• _Direction_
Restate, exactly and without pictures, the lines from the start of the listing below through the line holding "import pandas as pd".

• _Dataset content_
━━━━━━━━━━

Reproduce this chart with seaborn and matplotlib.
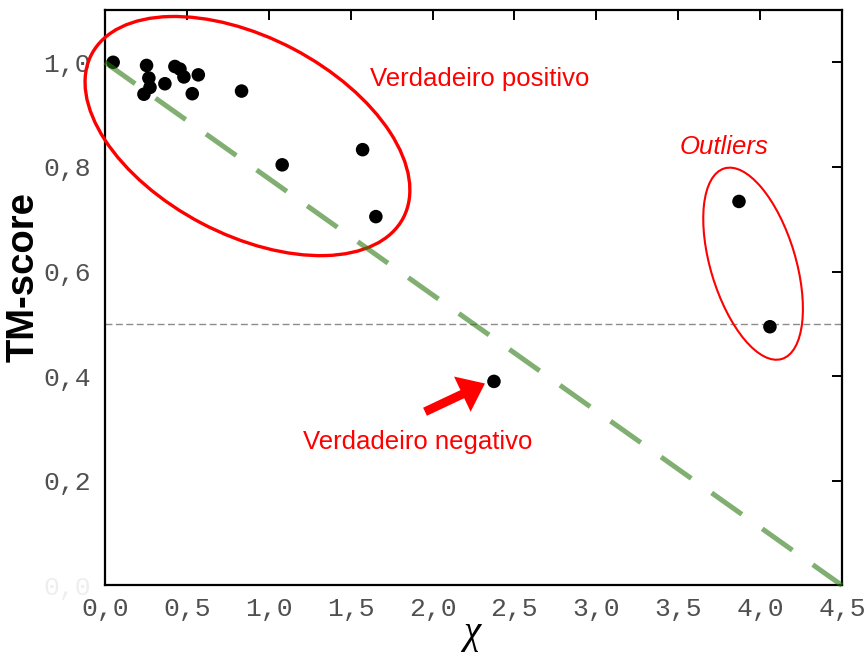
import matplotlib
matplotlib.use("Agg")
import matplotlib.pyplot as plt
from matplotlib import transforms, font_manager
from matplotlib.patches import Ellipse
import seaborn as sns
import pandas as pd

# Structural alignment results: chi deviation vs TM-score
chi = [0.050, 0.254, 0.268, 0.275, 0.238, 0.366, 0.427, 0.458, 0.482,
       0.570, 0.533, 0.834, 1.082, 1.573, 1.654, 2.375, 3.871, 4.060]
tm_score = [1.000, 0.994, 0.970, 0.952, 0.939, 0.959, 0.992, 0.987, 0.972,
            0.976, 0.940, 0.945, 0.804, 0.833, 0.705, 0.390, 0.734, 0.4945]

# Reference diagonal and the TM-score significance threshold
ref_x = [0.0, 4.5]
ref_y = [1.0, 0.0]
threshold = 0.5

x_ticks = [0.0, 0.5, 1.0, 1.5, 2.0, 2.5, 3.0, 3.5, 4.0, 4.5]
x_tick_labels = ["0,0", "0,5", "1,0", "1,5", "2,0", "2,5", "3,0", "3,5", "4,0", "4,5"]
y_ticks = [0.0, 0.2, 0.4, 0.6, 0.8, 1.0]
y_tick_labels = ["0,0", "0,2", "0,4", "0,6", "0,8", "1,0"]

sns.set_style("white")

installed = {f.name for f in font_manager.fontManager.ttflist}
sans = "Liberation Sans" if "Liberation Sans" in installed else "DejaVu Sans"
mono = "Liberation Mono" if "Liberation Mono" in installed else "DejaVu Sans Mono"
serif = "Liberation Serif" if "Liberation Serif" in installed else "DejaVu Serif"

DPI = 100
fig = plt.figure(figsize=(8.66, 6.53), dpi=DPI)
ax = fig.add_axes([0.1212, 0.1035, 0.8511, 0.8812])

df = pd.DataFrame({"chi": chi, "tm": tm_score})
sns.scatterplot(data=df, x="chi", y="tm", ax=ax, color="black", s=95,
                edgecolor="none", linewidth=0, zorder=3)

# threshold line
ax.axhline(threshold, color="#8c8c8c", lw=1.0, dashes=(5, 2.5), zorder=1)

# diagonal reference, semi-transparent green drawn over everything
ax.plot(ref_x, ref_y, color=(0.17, 0.48, 0.07), alpha=0.6, lw=3.6,
        dashes=(7.4, 5.0), solid_capstyle="butt", dash_capstyle="butt",
        zorder=6, clip_on=False)


def pixel_ellipse(cx, cy, w_px, h_px, angle, lw):
    # ellipse sized in pixels, centred on a data point
    trans = fig.dpi_scale_trans + transforms.ScaledTranslation(cx, cy, ax.transData)
    e = Ellipse((0, 0), w_px / DPI, h_px / DPI, angle=angle, transform=trans,
                fill=False, edgecolor="#ff0000", lw=lw, zorder=4, clip_on=False)
    ax.add_patch(e)


pixel_ellipse(0.87, 0.859, 352, 197, -27.7, 2.4)
pixel_ellipse(3.957, 0.615, 199, 85, -73.2, 1.5)

red_font = dict(family=sans, size=18.5, color="#ff0000")
ax.text(1.621, 0.954, "Verdadeiro positivo", ha="left", va="baseline", **red_font)
ax.text(1.211, 0.261, "Verdadeiro negativo", ha="left", va="baseline", **red_font)
ax.text(3.510, 0.825, "Outliers", ha="left", va="baseline", style="italic", **red_font)

ax.annotate("", xy=(2.320, 0.386), xytext=(1.954, 0.332),
            arrowprops=dict(arrowstyle="simple,head_length=0.9,head_width=1.4,tail_width=0.32",
                            color="#ff0000", lw=0, shrinkA=0, shrinkB=0,
                            mutation_scale=20), zorder=5)

ax.set_xlim(0, 4.5)
ax.set_ylim(0, 1.1)
ax.set_xticks(x_ticks)
ax.set_xticklabels(x_tick_labels, fontfamily=mono, fontsize=19, color="#505050")
ax.set_yticks(y_ticks)
ax.set_yticklabels(y_tick_labels, fontfamily=mono, fontsize=19, color="#505050")
ax.get_yticklabels()[0].set_color("#eeeeee")
ax.tick_params(direction="in", length=7, width=1.4, top=True, right=True,
               color="black")
ax.tick_params(axis="x", pad=8)
ax.tick_params(axis="y", pad=10)

for sp in ax.spines.values():
    sp.set_visible(True)
    sp.set_color("black")
    sp.set_linewidth(1.6)

ax.set_xlabel("χ", fontfamily=serif, fontsize=28, style="italic", va="center",
              color="black")
ax.xaxis.set_label_coords(0.4976, -0.084)
ax.set_ylabel("TM-score", fontfamily=sans, fontweight="bold", fontsize=27.5,
              va="center", rotation=90, color="black")
ax.yaxis.set_label_coords(-0.110, 0.536)

fig.savefig("out.png", dpi=DPI, facecolor="white")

━━━━━━━━━━

• _Reply_
Reproduce this chart with seaborn and matplotlib.
import matplotlib
matplotlib.use("Agg")
import matplotlib.pyplot as plt
from matplotlib import transforms, font_manager
from matplotlib.patches import Ellipse
import seaborn as sns
import pandas as pd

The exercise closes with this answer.